Wednesday, September 14, 2022

The Water Knife

Paolo Bacigalupi
Completed 9/13/2022, Reviewed 9/14/2022
4 stars

This thriller was more a general speculative fiction than a full-fledged science fiction.  It’s a near future tale of water rights in an American Southwest of climate change and drought.  I was a little hesitant about this online book club selection because I didn’t care for the author’s Hugo winning The Windup Girl from several years back.  But this one was quite exciting and relatable, after a slow start.  The prose, character development, and world building were all quite good and the ending was a surprise.  I didn’t quite see it coming.  This book was nominated for two 2016 awards, including the Campbell.

Angel is a water knife, a corporate heavy, investigator and some time assassin for a Vegas water lord.  He is sent to Phoenix which is now a dying city as its water is being literally sucked away by California and Nevada.  There he meets Lucy, a dedicated journalist who is trying to find out why a friend of hers was tortured and killed.  Also in Phoenix, we meet Maria, a street tough who is trying to survive the realities of a water scarce inner city.  The three paths cross in various ways when a rich water lawyer is murdered for trying to sell the water rights guaranteed for Phoenix in a 150-year-old treaty between the Arizona government and a Native American nation.  

The plot is initially complicated.  The narrative follows the three main characters in alternating chapters for much of the book.  After a while, their paths begin to crisscross and it becomes clear their destinies are tied together.  Exactly how is part of what makes this book exciting.  

The characters are well crafted.  No one is totally likable.  Angel is downright despicable.  We are introduced to him as he goes into a small city to force the inhabitants out, practically destroying the city to accomplish this.  Lucy the prize-winning journalist is idealistic, living in Phoenix to cover the water situation and the crime and mayhem that results.  While not one of the bad guys, I was not immediately drawn to her.  Likewise with Maria, although she’s relatable.  She’s poor, living day to day trying to make money to survive when every idea she has results in organized crime taking her money as “tax”.  She lives in a world of conflicting values, those of her deceased hopeful father who remembers when times were better and those of her own, developed out of the reality of the day.  While not really likable, all the characters came across very realistically, so that when the climax occurs, it’s completely surprising and believable.  

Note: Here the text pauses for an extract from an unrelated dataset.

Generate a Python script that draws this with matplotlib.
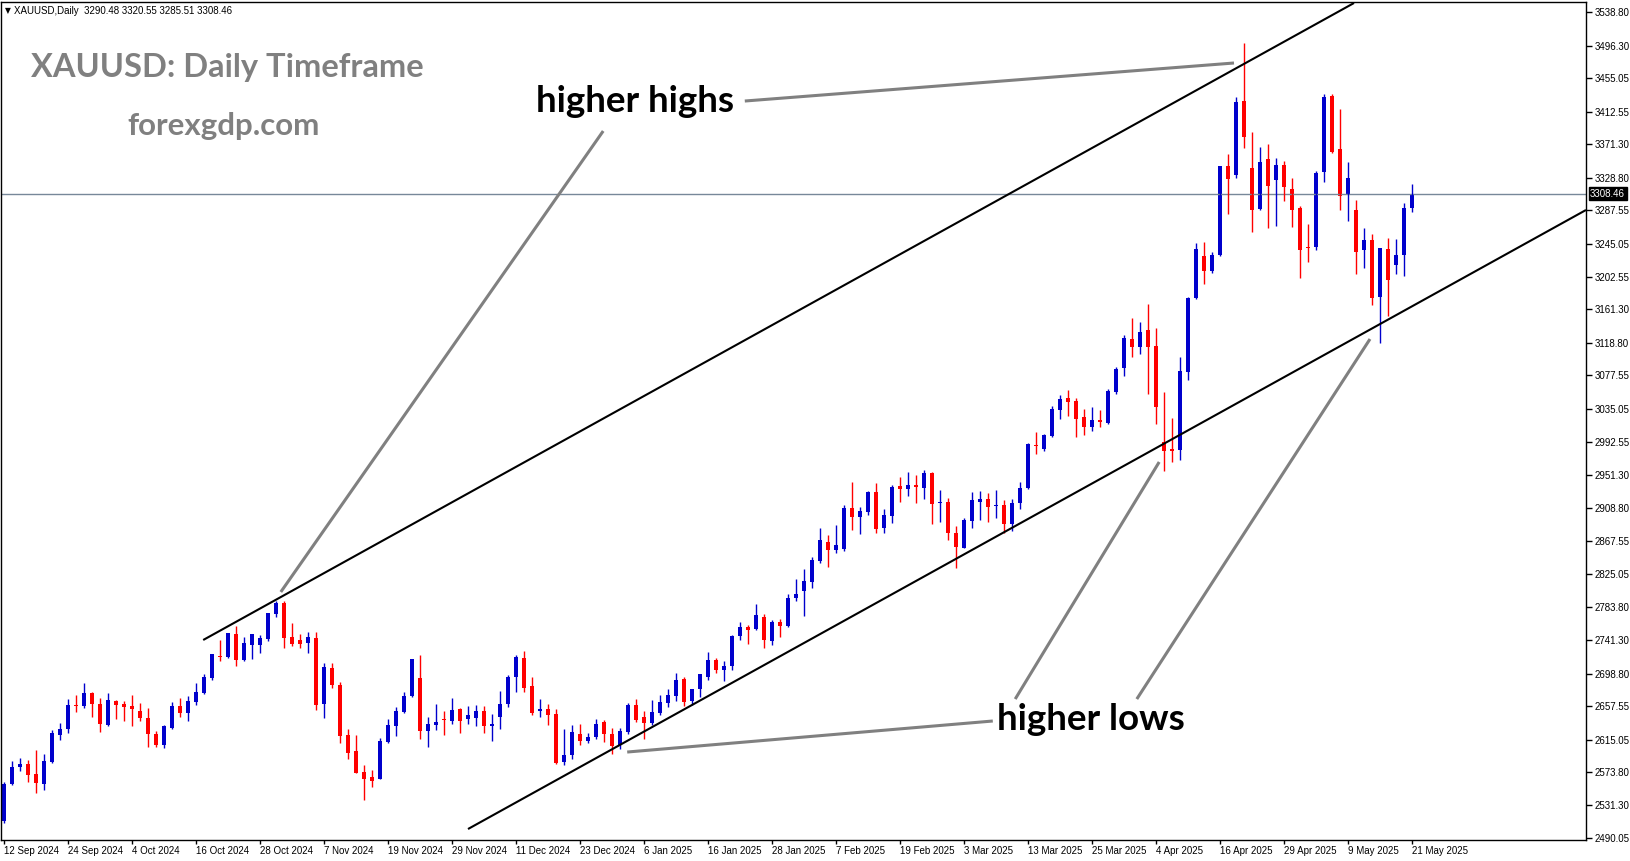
import numpy as np
import matplotlib.pyplot as plt

# XAUUSD daily candles, 12 Sep 2024 .. 21 May 2025
opens = [2511, 2558.6, 2580.6, 2584, 2571, 2559, 2586, 2621, 2628.8, 2659,
         2658, 2674, 2660, 2633.5, 2664, 2660, 2657.7, 2651.3, 2643, 2622.4,
         2608, 2629.7, 2657.7, 2649, 2662.7, 2674, 2692.7, 2721.5, 2719.9, 2749,
         2716.5, 2735.2, 2735, 2742.7, 2774.5, 2788.5, 2745, 2741, 2737.8, 2744,
         2660, 2706, 2684.5, 2620.8, 2600, 2573.5, 2567, 2564.6, 2612, 2632.2,
         2650, 2670, 2693, 2626, 2633.5, 2640.5, 2639, 2653.8, 2641, 2642.7,
         2651.3, 2632, 2643.7, 2660.6, 2694, 2718, 2683, 2651.3, 2653.8, 2647.5,
         2586.3, 2595, 2622, 2613, 2618, 2637, 2621.7, 2608, 2624.6, 2659,
         2643.7, 2636, 2648.7, 2661.8, 2670, 2692, 2664, 2679, 2694.6, 2716,
         2703.3, 2708.3, 2746.4, 2757.8, 2755, 2770.6, 2740.3, 2764.5, 2759.5, 2795,
         2803.6, 2815, 2841.5, 2865.6, 2855.4, 2856.7, 2908.8, 2897.4, 2904, 2929.4,
         2883.7, 2898.8, 2937, 2933, 2939, 2934.5, 2953.5, 2915, 2917.4, 2878,
         2858, 2893, 2917.4, 2920, 2912, 2912.4, 2889, 2916, 2934.2, 2989,
         2984, 3000.5, 3033.5, 3048.8, 3044.9, 3024.6, 3011.9, 3020.8, 3017, 3056.3,
         3086.8, 3123.6, 3113.5, 3135, 3115.3, 2992.9, 2983.5, 2982.8, 3081.7, 3175.7,
         3229, 3209.9, 3230.2, 3343.3, 3331.8, 3425.8, 3341, 3288.8, 3352.4, 3325.7,
         3344.6, 3314, 3290, 3240.5, 3240.5, 3335.8, 3432.2, 3365, 3307.7, 3287.5,
         3236.7, 3249.4, 3177, 3238, 3217.6, 3230.2, 3290.48]
highs = [2561, 2588, 2591.6, 2589, 2601.8, 2596.7, 2627, 2636, 2666.6, 2671.6,
         2687.1, 2675.7, 2667.9, 2674, 2665, 2664, 2671.6, 2661, 2655, 2625.7,
         2633.5, 2662.7, 2667.9, 2670, 2687, 2698, 2724, 2741.6, 2751, 2759.3,
         2745, 2749.5, 2748, 2775.7, 2791, 2791, 2763, 2749, 2751.8, 2751.8,
         2712, 2712, 2688, 2628.5, 2620.8, 2582.5, 2577, 2617, 2641, 2656,
         2675.7, 2717, 2722.5, 2643.7, 2660, 2651.3, 2667.9, 2654.5, 2657.7, 2659,
         2657.7, 2647.5, 2677, 2697, 2722, 2727.6, 2694, 2666.6, 2660, 2653.8,
         2628.5, 2633.5, 2634.8, 2623.4, 2641, 2640, 2629.7, 2629.7, 2661.8, 2666.6,
         2651.3, 2665.3, 2671.6, 2679, 2699.6, 2694.6, 2679.5, 2698.5, 2726, 2718.6,
         2714.8, 2747.7, 2764, 2760.4, 2787.4, 2774.4, 2767, 2768.2, 2800, 2819,
         2831.6, 2846.6, 2883.5, 2874.6, 2887.4, 2912.6, 2942.6, 2910, 2930.7, 2940.8,
         2907.6, 2938, 2948, 2955, 2951, 2957, 2955, 2931.9, 2922.5, 2886,
         2896, 2929.4, 2930.7, 2928, 2931.9, 2919, 2920, 2942, 2992, 3005.6,
         3003, 3038.6, 3052.6, 3058.9, 3048.8, 3034.8, 3037.3, 3033.5, 3060, 3088,
         3128.7, 3150.3, 3145.2, 3168, 3137.6, 3056.3, 3023, 3101, 3177, 3245.6,
         3247, 3234, 3343.3, 3358.5, 3430.9, 3500, 3386.7, 3367.7, 3371.5, 3353.7,
         3349.9, 3328.3, 3292.5, 3269.7, 3337, 3434.9, 3434.9, 3415.6, 3348.6, 3300,
         3264.6, 3257, 3239, 3252, 3250.7, 3296.3, 3320.55]
lows = [2509, 2557, 2575.5, 2561, 2547.5, 2551, 2584.9, 2614, 2623.8, 2650.4,
        2655.5, 2644, 2625, 2632, 2641, 2639, 2632, 2639, 2606, 2606,
        2604.7, 2628.4, 2644, 2639, 2659, 2673, 2691, 2715, 2719, 2709,
        2715, 2717, 2725, 2740, 2770.6, 2731, 2734, 2731, 2725, 2652.5,
        2643, 2680.6, 2611, 2590, 2572, 2538, 2554.5, 2564.6, 2610.7, 2619.5,
        2648.7, 2668.7, 2616, 2605.5, 2627, 2621, 2635, 2623, 2635, 2632,
        2623, 2613, 2628, 2656, 2675, 2675, 2646, 2643.7, 2633.5, 2584,
        2582.5, 2590, 2608, 2610.7, 2615.7, 2612, 2597, 2603.4, 2622, 2637.4,
        2616, 2633.5, 2646, 2656, 2664, 2657.7, 2659, 2669, 2690.8, 2699.6,
        2689, 2703.3, 2741.6, 2736.5, 2754, 2731, 2735, 2745.4, 2758, 2791,
        2772, 2808, 2839, 2833.7, 2851.7, 2854, 2880.8, 2876, 2900, 2877,
        2878, 2890, 2917, 2924, 2915, 2921, 2889, 2891.4, 2868, 2832.4,
        2858, 2883.7, 2893.7, 2891.4, 2896, 2878, 2880, 2908, 2933, 2977.8,
        2981.5, 2999, 3022, 3026, 2999, 3002, 3006.8, 3011.9, 3016, 3053.8,
        3076.6, 3100.8, 3104.6, 3053.8, 3015.7, 2956, 2967, 2970, 3071.5, 3174,
        3193.4, 3208, 3229, 3282.4, 3328, 3366, 3259.5, 3287.5, 3264.6, 3267,
        3298.9, 3266, 3201, 3221.4, 3236.7, 3323, 3359.7, 3287.5, 3273.3, 3207,
        3213.8, 3166.8, 3119, 3153, 3206, 3203.5, 3285.51]
closes = [2559, 2580.6, 2584, 2570.4, 2560, 2587.8, 2623.3, 2629, 2658.8, 2658,
          2674, 2660.6, 2635, 2665.3, 2659, 2656.8, 2653.8, 2642.8, 2622, 2608.5,
          2632, 2657.7, 2649, 2664, 2675.7, 2694, 2723.6, 2720.5, 2750.4, 2716.5,
          2737.8, 2749, 2744, 2775.7, 2788.5, 2744, 2736.5, 2736.5, 2745.5, 2658.8,
          2707, 2684.5, 2619.5, 2597.9, 2572, 2564.6, 2562, 2613, 2633.5, 2651.3,
          2670, 2717, 2626, 2635, 2637.4, 2639.5, 2652.6, 2639, 2645.6, 2651.3,
          2632, 2635, 2660.6, 2695, 2719.4, 2680, 2648.7, 2653.8, 2646, 2585,
          2595, 2624.6, 2613, 2618.2, 2634.8, 2622, 2607, 2625.7, 2659, 2640,
          2636, 2650, 2662.7, 2671.6, 2690.8, 2662.7, 2679, 2698, 2716, 2703.3,
          2708.3, 2746.4, 2757.8, 2754, 2773, 2741.6, 2764.5, 2759.5, 2795, 2800,
          2816.3, 2842.8, 2868, 2855.4, 2861.8, 2908.8, 2897.4, 2905, 2929.4, 2882.4,
          2900, 2935.6, 2933, 2939, 2935.6, 2953.5, 2914, 2917, 2876.8, 2859,
          2893.7, 2919, 2920, 2910, 2913.6, 2888.3, 2916, 2934.2, 2990.4, 2987.9,
          3001.8, 3034.8, 3047.5, 3043.7, 3022, 3011.9, 3020.8, 3018.3, 3057.6, 3085.5,
          3124.9, 3113.5, 3132.5, 3113.5, 3037, 2981.5, 2982, 3083, 3175.7, 3237.9,
          3209.9, 3230.2, 3343.3, 3326.7, 3424.5, 3380, 3287.5, 3348.6, 3318, 3344.6,
          3316.7, 3287.5, 3236.7, 3239, 3334.5, 3431, 3361, 3305, 3328, 3234,
          3249.4, 3175.7, 3239, 3198.6, 3230.2, 3290, 3308.46]

date_labels = ['12 Sep 2024', '24 Sep 2024', '4 Oct 2024', '16 Oct 2024', '28 Oct 2024',
               '7 Nov 2024', '19 Nov 2024', '29 Nov 2024', '11 Dec 2024', '23 Dec 2024',
               '6 Jan 2025', '16 Jan 2025', '28 Jan 2025', '7 Feb 2025', '19 Feb 2025',
               '3 Mar 2025', '13 Mar 2025', '25 Mar 2025', '4 Apr 2025', '16 Apr 2025',
               '29 Apr 2025', '9 May 2025', '21 May 2025']
price_ticks = [3538.80, 3496.30, 3455.05, 3412.55, 3371.30, 3328.80, 3287.55, 3245.05,
               3202.55, 3161.30, 3118.80, 3077.55, 3035.05, 2992.55, 2951.30, 2908.80,
               2867.55, 2825.05, 2783.80, 2741.30, 2698.80, 2657.55, 2615.05, 2573.80,
               2531.30, 2490.05]
last_price = 3308.46

# channel lines and pointer lines as (bar, price) end points
upper_channel = [(24.9, 2741.5), (168.75, 3550.6)]
lower_channel = [(58.0, 2501.4), (197.75, 3287.7)]
pointers = [
    [(92.6, 3426.1), (153.75, 3474.4)],
    [(74.9, 3388.0), (34.6, 2802.5)],
    [(123.6, 2638.6), (77.9, 2599.2)],
    [(126.4, 2666.5), (144.4, 2967.6)],
    [(141.6, 2666.5), (170.75, 3123.8)],
]

W, H = 1631, 861
BLUE = '#0000CC'
RED = '#FF0000'
SMALL = 'Liberation Sans'

fig = plt.figure(figsize=(W / 100, H / 100), dpi=100)
fig.patch.set_facecolor('white')
ax = fig.add_axes([1 / W, (H - 840) / H, 1585 / W, 838 / H])

o = np.array(opens)
h = np.array(highs)
l = np.array(lows)
c = np.array(closes)
idx = np.arange(len(o))
col = np.where(c >= o, BLUE, RED)

ax.vlines(idx, l, h, colors=col, linewidth=1.0)
body = np.maximum(np.abs(c - o), 1.3)
ax.bar(idx, body, bottom=np.minimum(o, c), width=0.62, color=col, linewidth=0)

ax.axhline(last_price, color='#778899', linewidth=1.0, zorder=1)

for (x0, y0), (x1, y1) in [upper_channel, lower_channel]:
    ax.plot([x0, x1], [y0, y1], color='black', linewidth=1.5, solid_capstyle='butt')
for (x0, y0), (x1, y1) in pointers:
    ax.plot([x0, x1], [y0, y1], color='#808080', linewidth=2.2, solid_capstyle='butt')

ax.set_xlim(-0.375, 197.75)
ax.set_ylim(2487.46, 3551.88)

ax.yaxis.tick_right()
ax.set_yticks(price_ticks)
ax.set_yticklabels(['%.2f' % p for p in price_ticks], family=SMALL)
ax.tick_params(axis='y', direction='out', length=4, width=1, pad=2, labelsize=7)
ax.set_xticks(idx[::8])
ax.set_xticklabels(date_labels, ha='left', family=SMALL)
ax.tick_params(axis='x', direction='out', length=3, width=1, pad=1.5, labelsize=7)
for s in ax.spines.values():
    s.set_color('black')
    s.set_linewidth(1.0)

ax.annotate('%.2f' % last_price, xy=(1.0, last_price), xycoords=('axes fraction', 'data'),
            xytext=(3, 0), textcoords='offset points', va='center', ha='left',
            fontsize=7, color='white', family=SMALL,
            bbox=dict(boxstyle='square,pad=0.15', facecolor='black', edgecolor='black'))

def fx(px):
    return px / W

def fy(py):
    return 1 - py / H

fig.text(fx(5), fy(10.5), '\u25bc', fontsize=5.5, va='center', ha='left', color='black')
fig.text(fx(14), fy(10.5), 'XAUUSD,Daily  3290.48 3320.55 3285.51 3308.46',
         fontsize=7, va='center', ha='left', color='black', family=SMALL)

fig.text(fx(31), fy(68), 'XAUUSD: Daily Timeframe', family='Lato', weight='bold',
         fontsize=23.5, color='#808080', va='center', ha='left')
fig.text(fx(127), fy(126), 'forexgdp.com', family='Lato', weight='bold',
         fontsize=22.5, color='#808080', va='center', ha='left')
fig.text(fx(536), fy(101), 'higher highs', family='Lato', weight='bold',
         fontsize=26.5, color='black', va='center', ha='left')
fig.text(fx(997), fy(719), 'higher lows', family='Lato', weight='bold',
         fontsize=26.5, color='black', va='center', ha='left')

fig.savefig('out.png', dpi=100)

The prose is really good.  Almost journalistic in style, it reads well, building the excitement as the plot becomes realized.  There are no superfluous passages of descriptions.  Everything written gives you a strong sense of the world and the characters in it without become flowery and boring.  The world building is good, although there were a few words whose meanings I couldn’t figure out in context.  About halfway through, I figured out desal was short for desalinization and not a slang for something else.  Aside from those few things, I really got a sense of the horrible world of Phoenix and the inequities of the rich living in luxurious complexes filled with water basically stolen from the general population.  It probably helped that I lived in Colorado for many years and spent many a vacation in the parched southern Utah.  I love the fierce landscapes of the desert Southwest so it was easy to picture settings in my mind.  

I give this book four stars out of five.  After I realized I had gotten into a thriller, I was able to enjoy the book immensely.  I’m not always a fan of the thriller with its double and triple crosses and noir settings.  But after about the first third, I was pretty hooked.  I was even able to concentrate on finishing the book while waiting to be examined in the Emergency Room for a throbbing torn bicep tendon. (And yes, typing this review with a damaged dominant arm was not easy.)  I’d recommend this book to anyone, with it’s easily accessible plot and not too farfetched dystopian setting.